High Precision Biochips of Membrane Mimics for Blood Biomarker Assessment
Multiple sclerosis (MS) is an immune-mediated, inflammatory demyelinating and
neurodegenerative disease of the central nervous system. There has been tremendous effort in
searching of biomarkers that are capable of distinguishing between MS disease and control,
detecting inflammatory activity and the degree of neurodegeneration and demyelination/
remyelination. Despite a list of candidate biomarkers, most of them have not been validated,
and therefore they are not clinically useful. Additionally, many of these marker candidates are
from cerebrospinal fluid (CSF), which are difficult to evaluate routinely. Blood-based biomarkers,
on the other hand, are of great value because of the ease in blood collection by a minimally
invasive manner. However, evaluation of marker candidates in blood has met considerable
difficulty due to issues of low abundance, complex background, and lack of technical capability
to carry out effective screening.
This proposal aims to develop a set of biochips with precise display of lipid antigens in
the form of air-stable, robust membrane mimics arrays. These biochips will be combined with
surface plasmon resonance imaging (SPRi) technique for assessment of biomarker detection in
blood in a high throughput fashion. We will employ lithography and 3D printing technology to
fabricate both the chip substrate and flow cells that enable better control of solution delivery,
eliminate alignment steps and avoid index matching fluid, substantially simplifying the
experimental procedure in SPRi measurement.
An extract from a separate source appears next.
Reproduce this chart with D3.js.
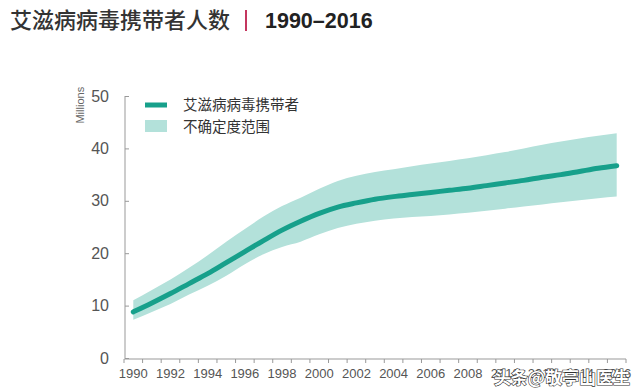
<!DOCTYPE html>
<html>
<head>
<meta charset="utf-8">
<script src="https://cdn.jsdelivr.net/npm/d3@7"></script>
<style>
  body { margin: 0; background: #fff; }
  svg { display: block; font-family: "Liberation Sans", Arial, sans-serif; }
</style>
</head>
<body>
<svg id="chart" width="643" height="391"></svg>
<script>
// people living with HIV, millions (central estimate + uncertainty range)
const years = d3.range(1990, 2017);
const central = [8.8, 10.5, 12.3, 14.2, 16.1, 18.2, 20.3, 22.4, 24.4, 26.1,
                 27.6, 28.8, 29.6, 30.3, 30.8, 31.2, 31.6, 32.0, 32.4, 32.9,
                 33.4, 33.9, 34.5, 35.0, 35.6, 36.2, 36.7];
const low = [7.3, 8.8, 10.3, 12.1, 13.8, 15.7, 17.9, 19.8, 21.2, 22.2,
             23.6, 24.8, 25.6, 26.2, 26.6, 26.9, 27.1, 27.4, 27.7, 28.1,
             28.5, 28.9, 29.3, 29.7, 30.1, 30.5, 30.8];
const high = [11.0, 13.0, 15.0, 17.2, 19.6, 22.2, 24.6, 27.0, 29.0, 30.6,
              32.3, 33.8, 34.8, 35.5, 36.0, 36.6, 37.1, 37.6, 38.1, 38.7,
              39.3, 40.0, 40.7, 41.3, 41.9, 42.4, 42.9];
const yTicks = [0, 10, 20, 30, 40, 50];
const xLabels = d3.range(1990, 2017, 2);

const svg = d3.select('#chart');

const x = d3.scaleBand().domain(years).range([124, 626]);
const y = d3.scaleLinear().domain([0, 50]).range([358, 96]);
const cx = d => x(d) + x.bandwidth() / 2;

// title
svg.append('text').attr('x', 10).attr('y', 28)
    .style('font-family', '"Noto Sans CJK SC", sans-serif')
    .style('font-size', '22px').style('font-weight', 500).attr('fill', '#333')
    .text('艾滋病病毒携带者人数');
svg.append('rect').attr('x', 245).attr('y', 10).attr('width', 2).attr('height', 21).attr('fill', '#c4365f');
svg.append('text').attr('x', 265).attr('y', 28)
    .style('font-size', '21.5px').style('font-weight', 'bold').attr('fill', '#222')
    .text('1990–2016');

// uncertainty band
const area = d3.area()
    .x((d, i) => cx(years[i]))
    .y0((d, i) => y(low[i]))
    .y1((d, i) => y(high[i]))
    .curve(d3.curveMonotoneX);
svg.append('path').datum(central).attr('d', area).attr('fill', '#b3e1da');

const line = d3.line()
    .x((d, i) => cx(years[i]))
    .y(d => y(d))
    .curve(d3.curveMonotoneX);
svg.append('path').datum(central).attr('d', line)
    .attr('fill', 'none').attr('stroke', '#17a08b').attr('stroke-width', 5)
    .attr('stroke-linecap', 'round');

// y axis
const yAxis = svg.append('g').attr('transform', 'translate(125,0)')
    .call(d3.axisRight(y).tickValues(yTicks).tickSize(4).tickFormat(d => d));
yAxis.select('.domain').attr('stroke', '#999').attr('d', `M0,${y(50)}V${y(0)}`);
yAxis.selectAll('.tick line').attr('stroke', '#999');
yAxis.selectAll('.tick text').attr('x', -16).attr('text-anchor', 'end')
    .style('font-size', '16px').attr('fill', '#555');

svg.append('text')
    .attr('transform', `translate(84,${(y(50) + y(40)) / 2 - 17}) rotate(-90)`)
    .attr('text-anchor', 'middle')
    .style('font-size', '11px').attr('fill', '#666')
    .text('Millions');

// x axis
const xg = svg.append('g').attr('transform', 'translate(0,359)');
xg.append('line').attr('x1', 124).attr('x2', 626).attr('stroke', '#999');
xg.selectAll('.tk').data(years.concat([2017])).enter().append('line')
    .attr('x1', d => d === 2017 ? 626 : x(d)).attr('x2', d => d === 2017 ? 626 : x(d))
    .attr('y1', 0).attr('y2', 4).attr('stroke', '#999');
xg.selectAll('.lb').data(xLabels).enter().append('text')
    .attr('x', d => cx(d)).attr('y', 19).attr('text-anchor', 'middle')
    .style('font-size', '13px').attr('fill', '#555')
    .text(d => d);

// legend
const lg = svg.append('g').style('font-family', '"Noto Sans CJK SC", sans-serif');
lg.append('line').attr('x1', 145).attr('x2', 167).attr('y1', 105).attr('y2', 105)
    .attr('stroke', '#17a08b').attr('stroke-width', 5);
lg.append('rect').attr('x', 145).attr('y', 120).attr('width', 22).attr('height', 12)
    .attr('fill', '#b3e1da');
lg.append('text').attr('x', 183).attr('y', 110).style('font-size', '14.5px').attr('fill', '#333')
    .text('艾滋病病毒携带者');
lg.append('text').attr('x', 183).attr('y', 132).style('font-size', '14.5px').attr('fill', '#333')
    .text('不确定度范围');

// watermark
svg.append('text').attr('x', 630).attr('y', 384).attr('text-anchor', 'end')
    .style('font-family', '"Noto Sans CJK SC", sans-serif')
    .style('font-size', '17px').style('font-weight', 'bold')
    .attr('fill', '#fff').attr('stroke', '#333').attr('stroke-width', 1.2)
    .style('paint-order', 'stroke')
    .text('头条@敬亭山医生');
</script>
</body>
</html>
SPRi is an attractive label-free technique for
microarray analysis, offering high detection sensitivity without the need of a label, and enables
various measurement functions to be carried out with simple instrument configuration. Specific
aims for this work include 1) fabrication of high performance array of membrane mimics for
SPRi with photolithographic methods. A ganglioside array will be constructed with natural and
synthetic lipid hosting environment for studies to understand how molecular display of antigens
affects binding and marker screening in blood samples; 2) fabrication of highly integrated arrays
of membrane mimics with 3D printing technology. We will characterize the performance of
ganglioside arrays in detection of antibodies in blood and test a 3D printed flow system that can
be assembled into biochips to form a cartridge-like unit; 3) assessment of analytical
performance of the high precision biochips for detection of MS biomarkers in blood. The focus is
to construct high quality arrays consisting of known and potential lipid antigens and carry out
performance characterization in terms of sensitivity, working range and cross activity. We will
also run clinical samples of MS patients from commercial sources to evaluate the effectiveness
of this platform for biomarker screening as compared to lipid overlay array method.